Some people think religion is just a matter of what goes on in their heads. They make up something that works for them, they think, selecting from the great cosmic smorgasbord to construct a kind of spirituality that makes them feel better. Though Christians are guilty of this too, Christianity does not work like that. It teaches that God became Man, that Jesus is literally God in the flesh. And that somehow when He was executed by torture He bore the sins of the world, taking our punishment and letting His goodness count as ours. And that He rose again, physically, from the dead.

The whole Christian faith rests on facts. We can theorize, we can intellectualize, we can debate abstractions. But what if these things really happened, as historical objective facts? Then the theoretical discussions don’t really matter.

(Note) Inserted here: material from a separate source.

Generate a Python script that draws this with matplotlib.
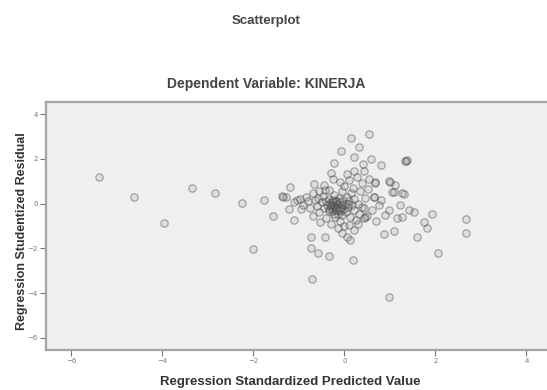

One of my pet peeves in theology is the way many Christians approach the problem of evil, how a good God could allow all of these bad things to happen. That’s a profound question. But the answers given often assume that God is some abstract deity looking down on the world from above. But Christianity teaches that God came into this world of suffering, that He Himself not only suffered but took the world’s evil into Himself, and that He redeemed it!

Not that this answers all of the questions, but it certainly complicates the issue and underscores the difference between the Christian God and God as most people conceive Him.